After some debate (already we have lost track of time), we have decided that it is… Saturday… I think… What I do know is that we are in Pamplona on this our third day. Crossing the Pyrenees promised to be a challenge, and so I sent my backpack ahead by bus. A most excellent idea. Cheating in a sense, but not as bad as those who cut the climb by taking the bus part way. For me, the best part of the first day was the landscape: mountains, mist and needle-fine, golfing-green grass grazed on by horses, cows, and sheep. All the livestock wore appropriately sized bells which led to a range of chimes. The music was lovely. As were the centuries-old, stone buildings in various states of repair and dis-repair. Dry-stacked – some of them. A talent lost today. The second day began with my vow to shoulder my backpack and get with the program. We began our day walking in a downpour. Which was actually OK. Better to be wet than hot. I can’t imagine walking El Camino in June, July, or August. The distances plus the climb plus the heat must be unbearable. By day two we are beginning to recognize faces and connect the faces (but not necessarily the names) with their stories. Sooner or later you begin to see the same people who walk the same pace as you. You pass them; they pass you… again and again.
The foothills caught me unaware: the total gain wasn’t all that much, but the undulations take it out of you. That said, the lower Pyrenees are beech forest. We walked under a heavy canopy of trees… walked in ankle-deep, old-gold, autumn leaves.

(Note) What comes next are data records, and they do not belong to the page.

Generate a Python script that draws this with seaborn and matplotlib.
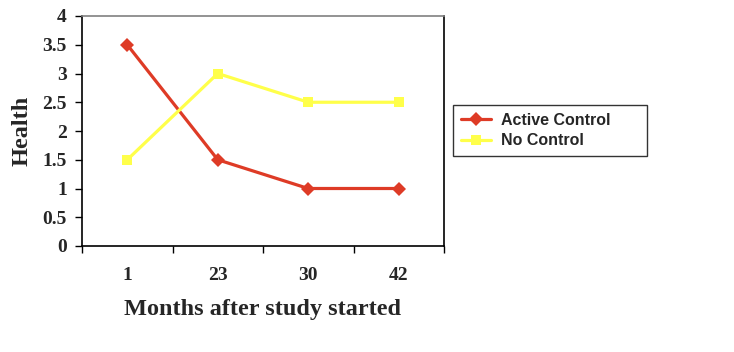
import numpy as np
import pandas as pd
import seaborn as sns
import matplotlib.pyplot as plt
from matplotlib.ticker import FixedLocator, NullFormatter

months = ["1", "23", "30", "42"]
active_control = [3.5, 1.5, 1.0, 1.0]
no_control = [1.5, 3.0, 2.5, 2.5]
y_ticks = [0, 0.5, 1, 1.5, 2, 2.5, 3, 3.5, 4]
y_tick_labels = ["0", "0.5", "1", "1.5", "2", "2.5", "3", "3.5", "4"]

sns.set_style("white")
plt.rcParams['font.family'] = ['Liberation Serif', 'DejaVu Serif']

df = pd.concat([
    pd.DataFrame({'Month': months, 'Health': active_control, 'Group': 'Active Control'}),
    pd.DataFrame({'Month': months, 'Health': no_control, 'Group': 'No Control'}),
], ignore_index=True)

palette = {'Active Control': '#DE3B26', 'No Control': '#FFFF4A'}
markers = {'Active Control': 'D', 'No Control': 's'}

fig = plt.figure(figsize=(7.34, 3.52), dpi=100)
ax = fig.add_axes([82 / 734, 1 - 246 / 352, (444 - 82) / 734, (246 - 16) / 352])

sns.lineplot(data=df, x='Month', y='Health', hue='Group', style='Group',
             markers=markers, dashes=False, palette=palette, ax=ax,
             linewidth=2.3, markersize=7.5, markeredgewidth=0, sort=False)

ax.set_xlim(-0.5, 3.5)
ax.set_ylim(0, 4)
ax.set_yticks(y_ticks)
ax.set_yticklabels(y_tick_labels, fontsize=14, fontweight='bold')

# category boundaries get tick marks, labels sit at the centres
ax.xaxis.set_major_locator(FixedLocator([-0.5, 0.5, 1.5, 2.5, 3.5]))
ax.xaxis.set_major_formatter(NullFormatter())
ax.set_xticks([0, 1, 2, 3], minor=True)
ax.set_xticklabels(months, minor=True, fontsize=14, fontweight='bold')
ax.tick_params(axis='x', which='major', direction='out', length=5, width=1, color='black', bottom=True)
ax.tick_params(axis='x', which='minor', length=0, pad=15)
ax.tick_params(axis='y', direction='out', length=5, width=1, color='black', left=True, pad=6)

for side in ['left', 'bottom', 'right']:
    ax.spines[side].set_color('black')
    ax.spines[side].set_linewidth(1.2)
ax.spines['top'].set_color('#808080')
ax.spines['top'].set_linewidth(1.2)

ax.set_xlabel("Months after study started", fontsize=17.5, fontweight='bold', labelpad=11)
ax.set_ylabel("Health", fontsize=17.5, fontweight='bold', labelpad=7)

leg = ax.legend(loc='center left', mode='expand',
                bbox_to_anchor=(453 / 734, 1 - 156 / 352, 194 / 734, 51 / 352),
                bbox_transform=fig.transFigure, frameon=True, fancybox=False,
                handlelength=1.9, handletextpad=0.6, borderpad=0.5, labelspacing=0.35,
                borderaxespad=0,
                prop={'family': 'Liberation Sans', 'size': 11.5, 'weight': 'bold'})
leg.get_frame().set_edgecolor('black')
leg.get_frame().set_linewidth(1.0)
leg.set_title(None)

fig.savefig('out.png', dpi=100)
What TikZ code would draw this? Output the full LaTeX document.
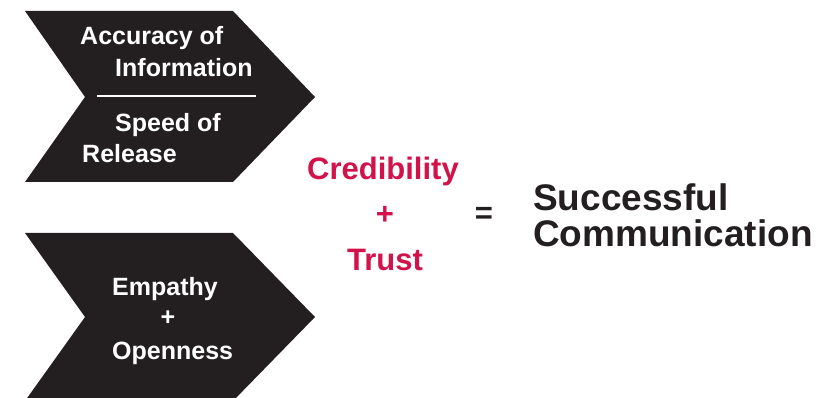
\documentclass[tikz,border=0pt]{standalone}
\usepackage{fontspec}
\setmainfont{Liberation Sans}
\usepackage{tikz}
\usepackage{xcolor}
\definecolor{ink}{RGB}{35,31,32}
\definecolor{cred}{RGB}{210,18,74}

\begin{document}
\begin{tikzpicture}[x=1pt,y=-1pt,
  chev/.style={fill=ink,draw=none},
  wtx/.style={text=white,font=\bfseries\fontsize{25}{30}\selectfont,inner sep=0pt},
  rtx/.style={text=cred,font=\bfseries\fontsize{31}{36}\selectfont,inner sep=0pt},
  btx/.style={text=ink,font=\bfseries\fontsize{37}{42}\selectfont,inner sep=0pt}]
\useasboundingbox (0,0) rectangle (838,398);
\fill[chev] (25,11)--(233,11)--(315,97)--(233,182)--(25,182)--(85,97)--cycle;
\fill[chev] (25,233)--(233,233)--(315,317)--(233,401)--(25,401)--(85,317)--cycle;
\node[wtx,anchor=base west] (acc) at (80,45) {Accuracy of};
\node[wtx,anchor=base west] (inf) at (115,77) {Information};
\coordinate (dl) at (97,96); \coordinate (dr) at (256,96);
\draw[white,line width=2.5pt] (dl)--(dr);
\node[wtx,anchor=base west] (spd) at (115,132) {Speed of};
\node[wtx,anchor=base west] (rel) at (82,163) {Release};
\node[wtx,anchor=base west] (emp) at (112,295) {Empathy};
\node[wtx] (pl1) at (168,318) {+};
\node[wtx,anchor=base west] (opn) at (112,359) {Openness};
\node[rtx,anchor=base west] (cre) at (307,180) {Credibility};
\node[rtx] (pl2) at (385,215) {+};
\node[rtx,anchor=base west] (tru) at (347,270) {Trust};
\node[btx,font=\bfseries\fontsize{31}{36}\selectfont] (eq) at (484,215) {=};
\node[btx,anchor=base west] (suc) at (533,211) {Successful};
\node[btx,anchor=base west] (com) at (533,247) {Communication};
\end{tikzpicture}
\end{document}
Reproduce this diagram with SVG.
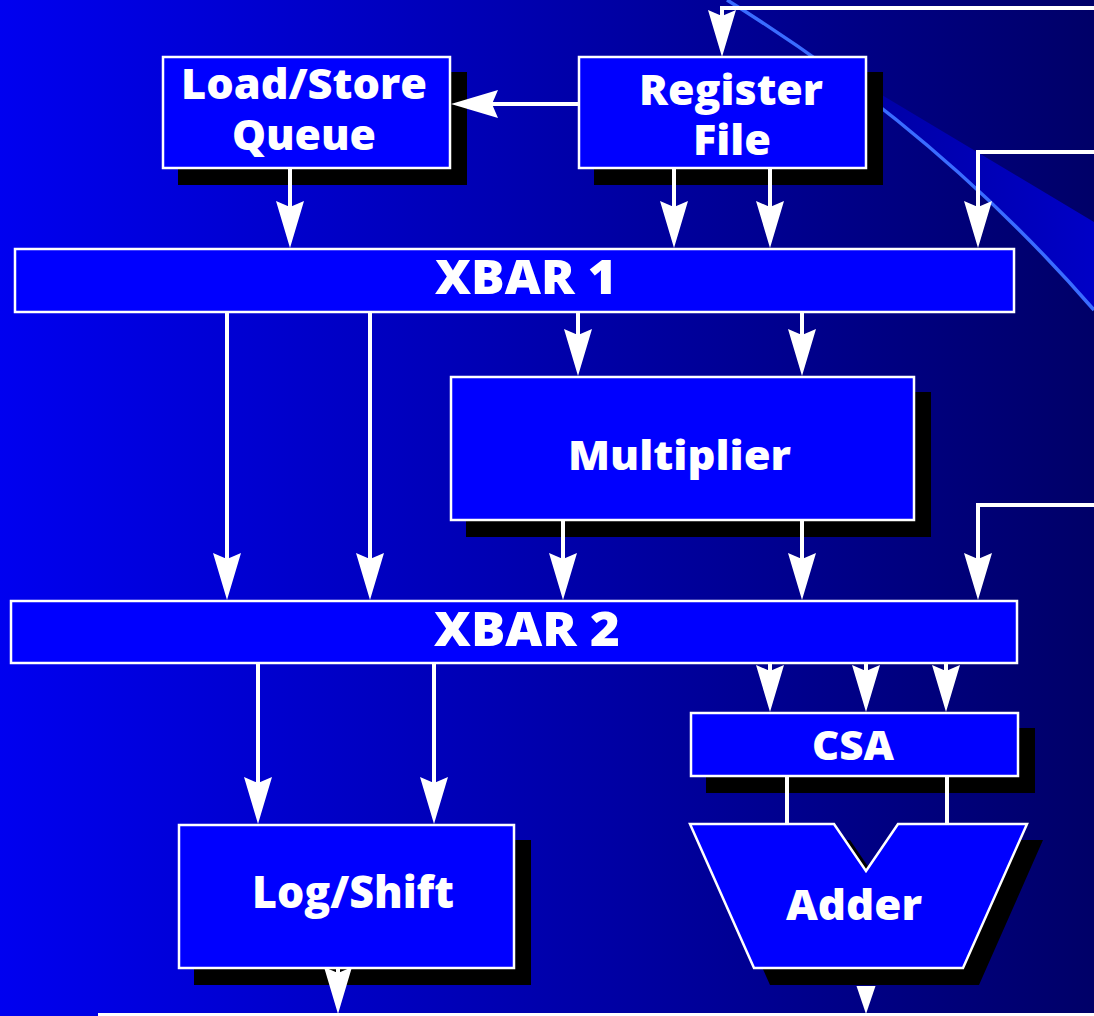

After hours of lightning that flashed continually from peak to peak, we were not surprised to begin our third day in rain. The Brits would say “pissing down rain.” We were either wet or moist most of the day. The slick mud was treacherous doing down hill. The younger hikers took a mountain goat approach. I, however, took more cautious route – fearful of bodily injury. One twisted ankle and our grand adventure would come to a screeching halt. The pilgrimage is truly a United Nations experience. We hear German, Dutch, Spanish, French, and others… to include Korean, but we all communicate on a basic level. I’m increasingly aware of the expressiveness of faces and eyes. With only a handful of words in common, we seem able to cross the great divide with good-will and body language. We hold so much in common: fatigue, sweat, sore feet, and on a more positive note… our desire to “live in the moment,” and reach Compostela. There’s a wonderful metal sculpture in Roncesvalles, Spain. What appears at first glance to be a rose is really a winding road. At the base, the road is flat, but as the road rises, it begins to spiral inward. A great metaphor for the spiraling reflection that embodies this journey.